Saturday, September 25, 2010

meforum:The Religious Foundations of Suicide Bombings Islamist Ideology


The Religious Foundations of Suicide Bombings
Islamist Ideology

by David Bukay
Middle East Quarterly
Fall 2006, pp. 27-36

http://www.meforum.org/1003/the-religious-foundations-of-suicide-bombings


Most recent jihadists have relied on Qutb to justify their own theories of violent jihad. ‘Abdullah Yusuf ‘Azzam (1941-89), a Palestinian who fled to Jordan after the Six-Day war, adopted many elements of both Ibn Taymiya, an early fourteenth century Islamic scholar who laid the philosophical groundwork for the Islamic fundamentalism adopted by Saudi Arabia centuries later, and Qutb to promote the belief in an inevitable clash of civilizations. He emphasized the necessity of violent revolution through jihad against both secular governments in majority Muslim states and against the West. He is credited with being the first Sunni Islamic figure to instill the Islamic community with a divine myth of invincibility of jihad and terrorism.[53]

‘Azzam was a major intellectual influence upon Osama bin Laden and Al-Qaeda.[54] In his book Knights under the Banner of the Prophet, bin Laden's number two, Ayman al-Zawahiri, identified his organization's goals as da'wa and violent jihad against both an "internal enemy," i.e., existing Arab infidel regimes, and an "external enemy" in areas not controlled by Muslims. To Zawahiri, Muslims who accept Western values such as democracy and those who renounce jihad as a means to establish the Islamic state are infidels deserving of death. The Islamic nation, he maintained, would be established only through jihad for the sake of God, compulsory duty vested upon all the Islamic community. He believed that a "Crusader-Jewish" alliance would mobilize all its resources to counter Islamic power.[55]

Bin Laden embraced similar logic. Beginning in August 1996, he used verses from the Qur'an and the Hadith to argue that jihad was compulsory to expel non-Muslims and Westerners from Saudi Arabia.[56] On February 23, 1998, though, he expanded his jihad when, with Zawahiri at his side, he announced the creation of the International Islamic Front for Jihad against the Jews and Crusaders.[57]

The writings of Qutb also influenced Abu Mus‘ab al-Zarqawi, the late leader of Al-Qaeda in Iraq. Zarqawi peppered his speeches and declarations with verses from the Qur'an and Hadith to demonstrate God's promise of the inevitability of the creation of a pure Sunni Islamic state so long as Muslims fight jihad against the enemies of Islam by jihad. Zarqawi called jihad "the crest of the summit of Islam."[58]
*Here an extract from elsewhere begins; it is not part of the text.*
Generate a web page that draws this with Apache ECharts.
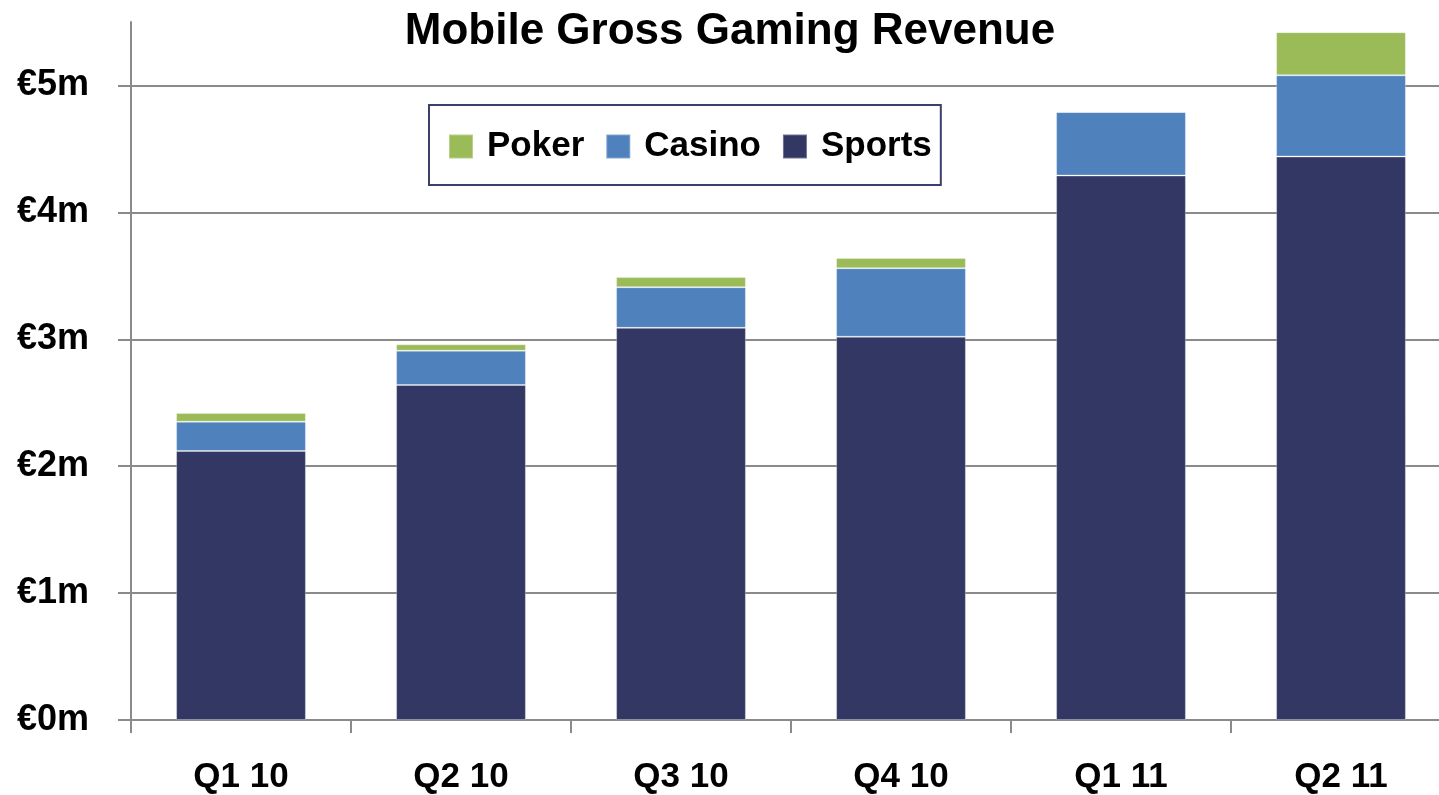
<!DOCTYPE html>
<html>
<head>
<meta charset="utf-8">
<title>Mobile Gross Gaming Revenue</title>
<script src="https://cdn.jsdelivr.net/npm/echarts@6/dist/echarts.min.js"></script>
<style>
  html, body { margin: 0; padding: 0; background: #fff; overflow: hidden; }
  /* the plot runs a little past the right edge of the picture, as in the source */
  #chart { width: 1451px; height: 795px; }
</style>
</head>
<body>
<div id="chart"></div>
<script>
// data (in €m)
var quarters = ['Q1 10', 'Q2 10', 'Q3 10', 'Q4 10', 'Q1 11', 'Q2 11'];
var sports = [2.12, 2.64, 3.09, 3.02, 4.29, 4.44];
var casino = [0.23, 0.27, 0.32, 0.54, 0.50, 0.64];
var poker = [0.07, 0.05, 0.08, 0.08, 0, 0.34];
var yTicks = [0, 1, 2, 3, 4, 5];

var font = '"Liberation Sans", Arial, sans-serif';
var gridGrey = '#8a8a8a';

var mychart = echarts.init(document.getElementById('chart'));

var option = {
    animation: false,
    title: {
        text: 'Mobile Gross Gaming Revenue',
        left: 730,
        textAlign: 'center',
        top: 10,
        padding: 0,
        textStyle: { fontFamily: font, fontWeight: 'bold', fontSize: 44, color: '#000' }
    },
    legend: {
        data: [
            'Poker',
            { name: 'Casino', textStyle: { padding: [0, 10, 0, 9] } },
            'Sports'
        ],
        left: 429,
        top: 105,
        orient: 'horizontal',
        icon: 'rect',
        itemWidth: 24,
        itemHeight: 24,
        itemGap: 21,
        padding: [24, 9, 21, 19],
        borderColor: '#3a3f6e',
        borderWidth: 2,
        selectedMode: false,
        textStyle: { fontFamily: font, fontWeight: 'bold', fontSize: 35, color: '#000', padding: [0, 0, 0, 9] }
    },
    grid: {
        left: 131,
        right: 0,
        top: 22,
        bottom: 74,
        containLabel: false
    },
    xAxis: {
        type: 'category',
        data: quarters,
        axisLine: { lineStyle: { color: gridGrey, width: 2 } },
        axisTick: { show: true, length: 13, lineStyle: { color: gridGrey, width: 2 } },
        axisLabel: { fontFamily: font, fontWeight: 'bold', fontSize: 35, color: '#000', margin: 40 }
    },
    yAxis: {
        type: 'value',
        min: 0,
        max: 5.5,
        interval: 1,
        axisLine: { show: true, lineStyle: { color: gridGrey, width: 2 } },
        axisTick: { show: true, length: 13, lineStyle: { color: gridGrey, width: 2 } },
        splitLine: { show: true, showMaxLine: false, lineStyle: { color: gridGrey, width: 2 } },
        axisLabel: {
            fontFamily: font, fontWeight: 'bold', fontSize: 36, color: '#000', margin: 42,
            showMaxLabel: false,
            formatter: function (v) {
                return yTicks.indexOf(v) >= 0 ? '€' + v + 'm' : '';
            }
        }
    },
    series: [
        {
            name: 'Sports',
            type: 'bar',
            stack: 'total',
            barWidth: '59%',
            data: sports,
            itemStyle: { color: '#333763', borderColor: 'rgba(255,255,255,0.3)', borderWidth: 1 }
        },
        {
            name: 'Casino',
            type: 'bar',
            stack: 'total',
            data: casino,
            itemStyle: { color: '#4f81bd', borderColor: 'rgba(255,255,255,0.3)', borderWidth: 1 }
        },
        {
            name: 'Poker',
            type: 'bar',
            stack: 'total',
            data: poker,
            itemStyle: { color: '#9bbb59', borderColor: 'rgba(255,255,255,0.3)', borderWidth: 1 }
        }
    ]
};

mychart.setOption(option);
</script>
</body>
</html>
Bin Laden granted Zarqawi permission to kill Iraqi security forces and Shi‘ites in order to achieve a "state of truth" and uproot the "state of the lie."[59] Zarqawi did so with both car bombs and suicide bombers. On May 18, 2005, Zarqawi legitimized the killing of Muslims under the principle of overriding necessity and the victory of jihad. "Islamic law states that the Islamic faith is more important than life, honor, and property," and the Shi‘ites are worse than the Crusaders, he argued.[60] He declared both collateral killing of Muslims and murder of noncombatant non-Muslims legitimate[61] and, on September 14, 2005, declared jihad war on the Shi‘ites.[62]

In the words of Rudolph Peters, an expert on contemporary Islam, the ultimate aim of jihad is the subjection of the non-believers and the eradication of non-belief.[63] Islamic law is the ultimate solution, and it has full answers to all possible situations and problems, present and future. This is why the fanatic Muslims of today—religious, ideologists, and practitioners—denounce all the existing political systems and demand their liquidation. The current Arab-Islamic system represents a "new age of ignorance" and the Western political systems are "the new Crusaderism," all doomed to extermination by jihad warfare.